Phillip Sherrad was apparently critical of Guenon, at points. Tomberg emphasizes that there is a “Self Beyond the Self”, which Christians call God, as well. However I am not so certain, speaking even as a Christian, that these types of debates are more a matter of method & emphasis, rather than absolute substance. Guenon (it is true) speaks much of Principles rather than Persons, but surely he is meaning something very similar? Why would Christians quibble over a word? Is it because they can see only Either/Or, and if they do not disputato, then they perceive they will be forced into a multi-lateral world of comparative religion?
During the reviews and summaries of Clement’s Journal, I tried to show how Saint Peter comes across within the text – he is perfectly willing to debate anyone in good faith he judges to be an honest inquirer, & he even tours the marbles of Phidias in Asia Minor with Clement and others, to see what he can learn from Greek art. All of his religious opinions are the result of a process of careful philosophical reasoning which, if they are somewhat Hebraic, are at least Greek in rule and form. Furthermore, odd Christian practices are found to have a factual and spiritual basis in esoteric postulates and experience. The Jewish element provides the abstract postulates and the initial atmosphere of spirituality, yet the new religion is oriented towards Truth in whatever garb, because it is subordinated to the childlike personality of the bishop.
As Cologero is fond of saying, only those who have experienced these things (especially those who have had both) are fit to sit in judgement on these things.
The Early Church certainly was eager to embrace Greek learning. Lactantius, Clement, Origen, Justin the Martyr, and many others like Chalcidius went so far as to claim Socrates as one of the Church’s own, because he loved the truth. “The words are no obstacle,” says Lactantius, “because the sentiments agree with the Truth.” The old icon painters sometimes placed, in the narthex of their churches, the wise Greeks, because they were a sort of “ante-chamber” to the great mysteries of the Truth (see Bachovo Monastery). Their argument was merely that the Greeks (and others) did not know “the whole Logos”, and sometimes turned back from a full apprehension of the Truth, because they were not completely free of the infatuations of their own culture – merely consider (for instance) the Greek fad of demokratia, and one can see how this might have objectively been the case.

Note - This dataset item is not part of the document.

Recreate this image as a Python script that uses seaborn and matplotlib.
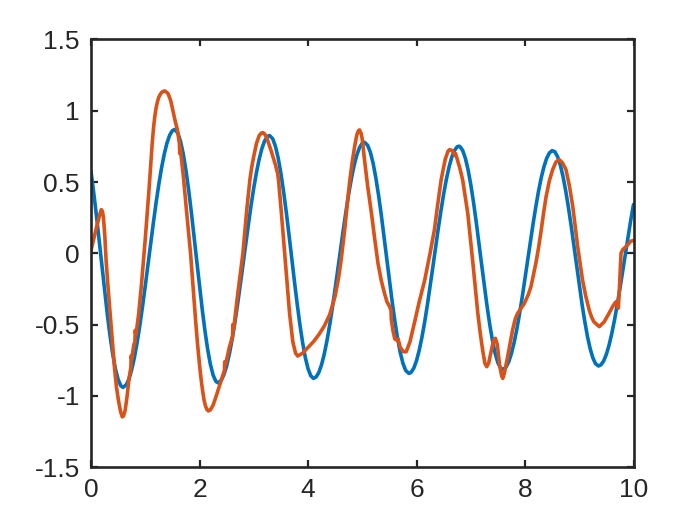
import matplotlib
matplotlib.use("Agg")
import matplotlib.pyplot as plt
import seaborn as sns

# blue trace, values
blue_x = [0.0, 0.05, 0.1, 0.15, 0.2, 0.25, 0.3, 0.35, 0.4, 0.45, 0.5, 0.55, 0.59, 0.65, 0.7, 0.75,
          0.8, 0.85, 0.9, 0.95, 1.0, 1.05, 1.1, 1.15, 1.2, 1.25, 1.3, 1.35, 1.4, 1.45, 1.5, 1.54,
          1.6, 1.65, 1.7, 1.75, 1.8, 1.85, 1.9, 1.95, 2.0, 2.05, 2.1, 2.15, 2.2, 2.25, 2.3, 2.34,
          2.4, 2.45, 2.5, 2.55, 2.6, 2.65, 2.7, 2.75, 2.8, 2.85, 2.9, 2.95, 3.0, 3.05, 3.1, 3.15,
          3.2, 3.25, 3.29, 3.35, 3.4, 3.45, 3.5, 3.55, 3.6, 3.65, 3.7, 3.75, 3.8, 3.85, 3.9, 3.95,
          4.0, 4.05, 4.1, 4.15, 4.2, 4.25, 4.3, 4.35, 4.4, 4.45, 4.5, 4.55, 4.6, 4.65, 4.7, 4.75,
          4.8, 4.85, 4.9, 4.95, 5.0, 5.04, 5.1, 5.15, 5.2, 5.25, 5.3, 5.35, 5.4, 5.45, 5.5, 5.55,
          5.6, 5.65, 5.7, 5.75, 5.8, 5.86, 5.9, 5.95, 6.0, 6.05, 6.1, 6.15, 6.2, 6.25, 6.3, 6.35,
          6.4, 6.45, 6.5, 6.55, 6.6, 6.65, 6.7, 6.75, 6.78, 6.8, 6.85, 6.9, 6.95, 7.0, 7.05, 7.1,
          7.15, 7.2, 7.25, 7.3, 7.35, 7.4, 7.45, 7.5, 7.55, 7.6, 7.65, 7.7, 7.75, 7.8, 7.85, 7.9,
          7.95, 8.0, 8.05, 8.1, 8.15, 8.2, 8.25, 8.3, 8.35, 8.4, 8.45, 8.5, 8.55, 8.6, 8.65, 8.7,
          8.75, 8.8, 8.85, 8.9, 8.95, 9.0, 9.05, 9.1, 9.15, 9.2, 9.25, 9.3, 9.356, 9.4, 9.45, 9.5,
          9.55, 9.6, 9.65, 9.7, 9.75, 9.8, 9.85, 9.9, 9.95, 10.0]
blue_y = [0.573, 0.426, 0.264, 0.091, -0.086, -0.261, -0.425, -0.576, -0.706, -0.810, -0.885, -0.929,
          -0.940, -0.922, -0.881, -0.816, -0.731, -0.626, -0.506, -0.372, -0.229, -0.080, 0.068,
          0.215, 0.355, 0.484, 0.598, 0.695, 0.773, 0.828, 0.860, 0.868,
          0.844, 0.786, 0.698, 0.583, 0.444, 0.287, 0.119, -0.055, -0.227, -0.392, -0.542, -0.672,
          -0.777, -0.853, -0.897, -0.908,
          -0.891, -0.851, -0.790, -0.707, -0.607, -0.491, -0.363, -0.226, -0.083, 0.059, 0.199,
          0.334, 0.458, 0.567, 0.660, 0.735, 0.788, 0.818, 0.826,
          0.803, 0.750, 0.669, 0.562, 0.433, 0.287, 0.130, -0.034, -0.197, -0.353, -0.498, -0.624,
          -0.730, -0.808, -0.858, -0.877,
          -0.867, -0.835, -0.781, -0.706, -0.612, -0.502, -0.380, -0.249, -0.111, 0.028, 0.164,
          0.294, 0.416, 0.524, 0.616, 0.689, 0.742, 0.772, 0.779,
          0.757, 0.708, 0.632, 0.530, 0.409, 0.272, 0.123, -0.032, -0.186, -0.335, -0.472, -0.594,
          -0.695, -0.771, -0.821, -0.842,
          -0.835, -0.805, -0.753, -0.680, -0.589, -0.483, -0.363, -0.234, -0.100, 0.036, 0.170,
          0.296, 0.414, 0.518, 0.605, 0.674, 0.721, 0.747, 0.751,
          0.749, 0.722, 0.668, 0.587, 0.483, 0.360, 0.222, 0.075, -0.077, -0.226, -0.369, -0.499,
          -0.611, -0.702, -0.767, -0.805, -0.814,
          -0.798, -0.761, -0.702, -0.625, -0.531, -0.422, -0.304, -0.178, -0.047, 0.084, 0.210,
          0.328, 0.437, 0.531, 0.608, 0.667, 0.704, 0.720,
          0.712, 0.678, 0.620, 0.540, 0.439, 0.323, 0.195, 0.057, -0.082, -0.221, -0.353, -0.473,
          -0.580, -0.667, -0.732, -0.774, -0.790,
          -0.782, -0.755, -0.708, -0.643, -0.562, -0.467, -0.360, -0.247, -0.126, -0.004, 0.118,
          0.234, 0.342]

# orange trace, values (incl. the small glitches)
orange_x = [0.0, 0.05, 0.1, 0.15, 0.175, 0.19, 0.21, 0.23, 0.255, 0.28, 0.325, 0.375, 0.435, 0.47,
            0.51, 0.545, 0.577, 0.60, 0.63, 0.668, 0.70, 0.735, 0.74, 0.75, 0.79, 0.81, 0.815, 0.83,
            0.88, 0.93, 1.0, 1.07, 1.13, 1.155, 1.18, 1.20, 1.22, 1.245, 1.27, 1.295, 1.32, 1.345,
            1.37, 1.42, 1.47, 1.51, 1.55, 1.59, 1.63, 1.635, 1.645, 1.66, 1.70, 1.76, 1.835, 1.88,
            1.93, 1.965, 2.0, 2.03, 2.06, 2.085, 2.11, 2.14, 2.166, 2.20, 2.25, 2.30, 2.35, 2.40,
            2.46, 2.465, 2.48, 2.55, 2.61, 2.615, 2.63, 2.70, 2.80, 2.87, 2.93, 2.965, 3.0, 3.05,
            3.10, 3.135, 3.17, 3.205, 3.24, 3.32, 3.40, 3.44, 3.455, 3.51, 3.58, 3.66, 3.72, 3.77,
            3.81, 3.9, 4.0, 4.1, 4.2, 4.3, 4.4, 4.5, 4.56, 4.61, 4.675, 4.72, 4.77, 4.815, 4.86,
            4.90, 4.93, 4.95, 4.98, 5.0, 5.04, 5.1, 5.17, 5.23, 5.29, 5.35, 5.41, 5.455, 5.50, 5.53,
            5.535, 5.565, 5.60, 5.64, 5.66, 5.70, 5.76, 5.81, 5.88, 5.96, 6.05, 6.15, 6.25, 6.33,
            6.39, 6.455, 6.53, 6.58, 6.61, 6.66, 6.70, 6.72, 6.75, 6.80, 6.85, 6.945, 7.04, 7.13,
            7.175, 7.22, 7.26, 7.295, 7.33, 7.38, 7.42, 7.455, 7.49, 7.53, 7.57, 7.59, 7.62, 7.68,
            7.77, 7.82, 7.865, 7.99, 8.06, 8.11, 8.20, 8.25, 8.30, 8.345, 8.39, 8.45, 8.51, 8.57,
            8.63, 8.69, 8.755, 8.82, 8.88, 8.97, 9.06, 9.12, 9.185, 9.23, 9.27, 9.37, 9.46, 9.55,
            9.62, 9.675, 9.72, 9.74, 9.77, 9.80, 9.87, 9.95, 10.0]
orange_y = [0.02, 0.10, 0.18, 0.255, 0.29, 0.306, 0.295, 0.25, 0.12, -0.06, -0.29, -0.53, -0.81, -0.94,
            -1.04, -1.11, -1.147, -1.14, -1.10, -0.994, -0.88, -0.80, -0.72, -0.74, -0.64, -0.62,
            -0.54, -0.57, -0.42, -0.22, 0.10, 0.45, 0.78, 0.89, 0.97, 1.02, 1.055, 1.09, 1.11, 1.125,
            1.133, 1.138, 1.137, 1.12, 1.07, 1.0, 0.93, 0.87, 0.77, 0.70, 0.74, 0.69, 0.55, 0.30,
            0.0, -0.23, -0.48, -0.64, -0.78, -0.885, -0.97, -1.03, -1.07, -1.097, -1.105, -1.098,
            -1.065, -1.01, -0.95, -0.89, -0.82, -0.76, -0.78, -0.66, -0.58, -0.50, -0.53, -0.30,
            0.0, 0.30, 0.52, 0.61, 0.68, 0.77, 0.825, 0.842, 0.846, 0.835, 0.81, 0.72, 0.62, 0.56,
            0.52, 0.28, -0.05, -0.42, -0.62, -0.70, -0.72, -0.70, -0.66, -0.62, -0.57, -0.51, -0.43,
            -0.30, -0.18, -0.05, 0.16, 0.33, 0.51, 0.64, 0.75, 0.83, 0.86, 0.865, 0.84, 0.80, 0.66,
            0.47, 0.28, 0.10, -0.07, -0.19, -0.28, -0.34, -0.37, -0.40, -0.46, -0.54, -0.60, -0.61,
            -0.60, -0.66, -0.69, -0.69, -0.62, -0.49, -0.34, -0.19, 0.0, 0.165, 0.34, 0.517, 0.66,
            0.715, 0.727, 0.72, 0.69, 0.70, 0.66, 0.595, 0.517, 0.28, -0.07, -0.42, -0.56, -0.68,
            -0.77, -0.795, -0.77, -0.68, -0.61, -0.596, -0.64, -0.78, -0.86, -0.877, -0.84, -0.725,
            -0.54, -0.46, -0.42, -0.35, -0.29, -0.233, -0.07, 0.04, 0.165, 0.29, 0.40, 0.51, 0.587,
            0.64, 0.657, 0.635, 0.587, 0.47, 0.33, 0.05, -0.186, -0.30, -0.40, -0.45, -0.48, -0.514,
            -0.48, -0.42, -0.37, -0.34, -0.385, -0.25, 0.0, 0.025, 0.05, 0.085, 0.09]

x_ticks = [0, 2, 4, 6, 8, 10]
y_ticks = [-1.5, -1, -0.5, 0, 0.5, 1, 1.5]
y_tick_labels = ["-1.5", "-1", "-0.5", "0", "0.5", "1", "1.5"]

BLUE = "#0072BD"
ORANGE = "#D95319"
INK = "#262626"

sns.set_style("ticks")
plt.rcParams["font.family"] = ["Liberation Sans", "DejaVu Sans"]

fig = plt.figure(figsize=(7, 5.25), dpi=100)
ax = fig.add_axes([0.13, 0.11, 0.775, 0.815])

line_kw = dict(linewidth=2.6, sort=False, estimator=None,
               solid_joinstyle="round", solid_capstyle="round")
sns.lineplot(x=blue_x, y=blue_y, ax=ax, color=BLUE, **line_kw)
sns.lineplot(x=orange_x, y=orange_y, ax=ax, color=ORANGE, **line_kw)

ax.set_xlim(0, 10)
ax.set_ylim(-1.5, 1.5)
ax.set_xticks(x_ticks)
ax.set_xticklabels([str(t) for t in x_ticks])
ax.set_yticks(y_ticks)
ax.set_yticklabels(y_tick_labels)
ax.tick_params(direction="in", length=5, width=1.6, colors=INK, labelsize=19,
               top=True, right=True, pad=8)
for s in ax.spines.values():
    s.set_visible(True)
    s.set_color(INK)
    s.set_linewidth(1.9)
ax.set_xlabel("")
ax.set_ylabel("")

fig.savefig("out.png", dpi=100)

In Lao Tzu’s Te Ching, there is an elaborate argument for the principle of Unity, the Dyad, & the resultant Triad, an argument that finds an echo in the work of Kukai: whether one calls the ultimate subtleties of Spirit which are irreversible and irrepeatable (and as Tomberg argues, therefore, outside the scope or judgement of Science, which confines itself to the realm of fungible Space and the division & re-combining of solids), the “Principle” or the “Person” is both lawful and according to nature (like a principle) & also contains what is human (although it is super-human).
This reminds me of an amusing story about Thomas Merton’s work with Buddhist monks to establish “common ground” – at one point in the meeting, it was discovered that what the Buddhists called contemplation, the Christians translated as meditation, and vice versa. Both sides were “at odds” from the very start, because they were already talking past each other. Might not a good deal of the confusion between traditionalists of various stripes be of this variety?
Dmitri Orlov in his latest post demonstrates how even political discourse (and presumably higher forms like religion or even culture itself) can become a means of obfuscation and misunderstanding. In fact, since things are known by virtue of the one doing the knowing, we should expect many misunderstandings in our stunted environment.
This is a longish, roundabout way of arguing that the science of Traditionalism (and God forbid it become a science like the others, but rather a real knowing) is likely just beginning a long re-ascent to implementation.
Just as Pico de Mirandola did a great service in dividing Magick into Theurgy and Goetia, thus opening the path for Bruno & others to re-ignite alchemy or for Druidry to revive (without the demonic elements against which Christianity had fought so fervently), scholars and students and practitioners today have a great opportunity to “divide anew”, not in a way that “murders to dissect”, but with the sword of the Spirit that leads to life, reuniting what belongs together.